Peritonitis occurs in a few cases as a complicating inflammation.
Cirrhosis of the liver is found quite frequently.
PROGNOSIS.—In every case of chronic diffuse nephritis the natural course of the morbid changes in the kidney tissue is to become more marked and involve more and more of the kidney. The effect upon the general health of the patient is not in any exact relation to the degree of the kidney lesion. These two facts render the prognosis of chronic diffuse nephritis very uncertain. The disease is always a very serious one, and terminates regularly in destroying life, but the length of time that will elapse before this fatal termination, and the precise way in which death will take place, are difficult to determine beforehand.
TREATMENT.—There seems no good reason for believing that we can directly influence the development of the lesions in the kidneys. It is possible that such a development may be indirectly delayed by improving the general health of the patient.

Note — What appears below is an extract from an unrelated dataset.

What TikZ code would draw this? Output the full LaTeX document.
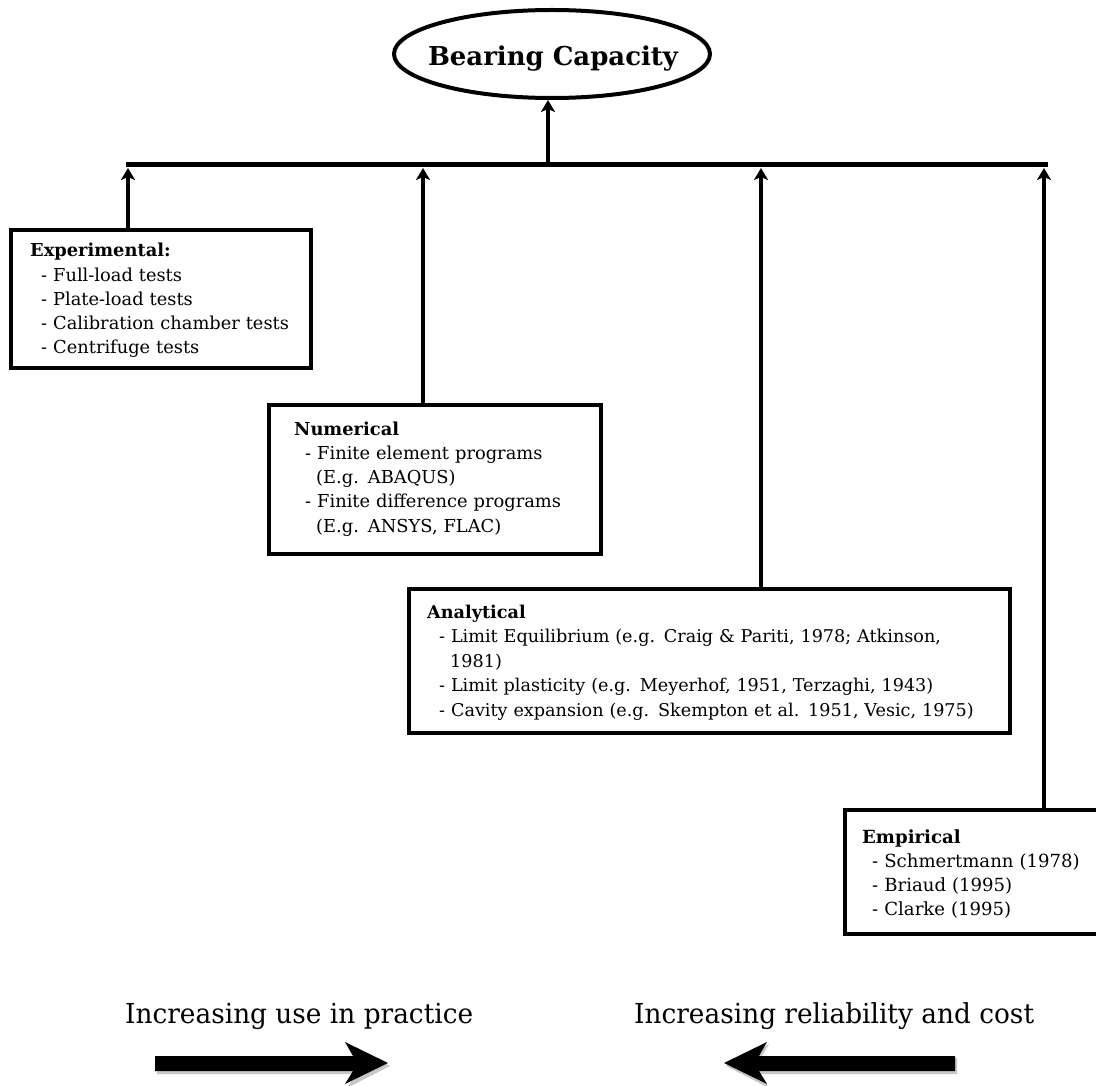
\documentclass[tikz,border=0pt]{standalone}
\usepackage{fontspec}
\setmainfont{DejaVu Serif}
\usepackage{graphicx}
\usetikzlibrary{arrows.meta,shapes.geometric}
\newlength\mylen
\AtBeginDocument{%
\settowidth\mylen{\fontsize{10}{10}\selectfont\bfseries Bearing Capacity}%
\pgfmathsetmacro\fsbc{10*250/\mylen}%
\settowidth\mylen{\fontsize{10}{10}\selectfont - Calibration chamber tests}%
\pgfmathsetmacro\fsexp{10*247/\mylen}%
\settowidth\mylen{\fontsize{10}{10}\selectfont - Finite difference programs}%
\pgfmathsetmacro\fsnum{10*255/\mylen}%
\settowidth\mylen{\fontsize{10}{10}\selectfont - Cavity expansion (e.g. Skempton et al. 1951, Vesic, 1975)}%
\pgfmathsetmacro\fsana{10*530/\mylen}%
\settowidth\mylen{\fontsize{10}{10}\selectfont - Schmertmann (1978)}%
\pgfmathsetmacro\fsemp{10*207/\mylen}%
\settowidth\mylen{\fontsize{27.5}{27.5}\selectfont Increasing use in practice}%
\pgfmathsetmacro\bsx{348/\mylen}%
\global\let\fsbc\fsbc\global\let\fsexp\fsexp\global\let\fsnum\fsnum
\global\let\fsana\fsana\global\let\fsemp\fsemp\global\let\bsx\bsx}
\begin{document}
\begin{tikzpicture}[x=1pt,y=-1pt,
  conn/.style={line width=4pt,-{Stealth[length=12pt,width=14pt,inset=3pt]}},
  busline/.style={line width=5pt},
  boxframe/.style={draw,line width=4pt,rectangle,anchor=north west,inner sep=0pt},
  txt/.style={anchor=base west,inner sep=0pt,align=left,text width=640pt},
  bigarrow/.style={fill=black},
  arrowshadow/.style={fill=black!22}]
\useasboundingbox (0,0) rectangle (1096,1086);
\clip (0,0) rectangle (1096,1086);
\fill[white] (0,0) rectangle (1096,1086);

% top ellipse
\node[draw,ellipse,line width=4pt,minimum width=316pt,minimum height=88pt,inner sep=0pt]
  (bc) at (552,54) {};
\node[anchor=base,inner sep=0pt,font=\fontsize{\fsbc}{\fsbc}\selectfont\bfseries]
  (bcT) at (553,66) {Bearing Capacity};

% bus
\coordinate (bL) at (126,165);
\coordinate (bR) at (1048,165);
\coordinate (bM) at (548,165);
\coordinate (c1) at (128,168);
\coordinate (c2) at (423,168);
\coordinate (c3) at (761,168);
\coordinate (c4) at (1044,168);
\draw[busline] (bL) -- (bR);
\draw[conn] (bM) -- (bM |- bc.south);

% boxes
\node[boxframe,minimum width=300pt,minimum height=138pt] (exp) at (9,228) {};
\node[boxframe,minimum width=332pt,minimum height=149pt] (num) at (267,403) {};
\node[boxframe,minimum width=601pt,minimum height=144pt] (ana) at (407,587) {};
\node[boxframe,minimum width=280pt,minimum height=124pt] (emp) at (843,808) {};

% box texts
\node[txt,font=\fontsize{\fsexp}{24.2}\selectfont] (expT) at (30,257) {\textbf{Experimental:}\\
\hspace*{11pt}- Full-load tests\\
\hspace*{11pt}- Plate-load tests\\
\hspace*{11pt}- Calibration chamber tests\\
\hspace*{11pt}- Centrifuge tests};

\node[txt,font=\fontsize{\fsnum}{24.3}\selectfont] (numT) at (294,435) {\textbf{Numerical}\\
\hspace*{11pt}- Finite element programs\\
\hspace*{22pt}(E.g. ABAQUS)\\
\hspace*{11pt}- Finite difference programs\\
\hspace*{22pt}(E.g. ANSYS, FLAC)};

\node[txt,font=\fontsize{\fsana}{24.5}\selectfont] (anaT) at (427,618) {\textbf{Analytical}\\
\hspace*{12pt}- Limit Equilibrium (e.g. Craig \& Pariti, 1978; Atkinson,\\
\hspace*{23pt}1981)\\
\hspace*{12pt}- Limit plasticity (e.g. Meyerhof, 1951, Terzaghi, 1943)\\
\hspace*{12pt}- Cavity expansion (e.g. Skempton et al. 1951, Vesic, 1975)};

\node[txt,font=\fontsize{\fsemp}{24.3}\selectfont] (empT) at (862,843) {\textbf{Empirical}\\
\hspace*{10pt}- Schmertmann (1978)\\
\hspace*{10pt}- Briaud (1995)\\
\hspace*{10pt}- Clarke (1995)};

% connectors from boxes to bus
\draw[conn] (exp.north -| c1) -- (c1);
\draw[conn] (num.north -| c2) -- (c2);
\draw[conn] (ana.north -| c3) -- (c3);
\draw[conn] (emp.north -| c4) -- (c4);

% bottom texts
\node[anchor=base west,inner sep=0pt] (t1) at (125,1023)
  {\scalebox{\bsx}[1]{\fontsize{27.5}{27.5}\selectfont Increasing use in practice}};
\node[anchor=base west,inner sep=0pt] (t2) at (634,1023)
  {\scalebox{\bsx}[1]{\fontsize{27.5}{27.5}\selectfont Increasing reliability and cost}};

% bottom block arrows (with faint shadow)
\fill[arrowshadow] (157,1058) -- (356,1058) -- (347,1044) -- (390,1066) -- (347,1088)
  -- (356,1074) -- (157,1074) -- cycle;
\fill[bigarrow] (155,1056) -- (353,1056) -- (345,1042) -- (388,1063) -- (345,1084)
  -- (353,1071) -- (155,1071) -- cycle;
\fill[arrowshadow] (957,1058) -- (761,1058) -- (769,1044) -- (726,1066) -- (769,1088)
  -- (761,1074) -- (957,1074) -- cycle;
\fill[bigarrow] (955,1056) -- (759,1056) -- (767,1042) -- (724,1063) -- (767,1084)
  -- (759,1071) -- (955,1071) -- cycle;
\end{tikzpicture}
\end{document}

There is good reason to believe that some of the symptoms which occur regularly in patients who have chronic diffuse nephritis are dependent not upon the nephritis, but upon other causes. We may therefore look for indications for treatment in three different directions:
1. To delay the development of the disease by improving the general health of the patient.
2. To treat those symptoms which are not produced by the kidney disease.
3. To treat those symptoms which are produced by the kidney lesions.
To fulfil the first indication the most potent influences that we have are the giving up of business and of vicious habits and causing the patient to live year after year in the most suitable climates. Generally speaking, warm climates are to be preferred, but the individual disposition of each patient must always be consulted.
Of less efficacy, but still of importance, are the improvement of the digestion by means of drugs and the feeding of the patient.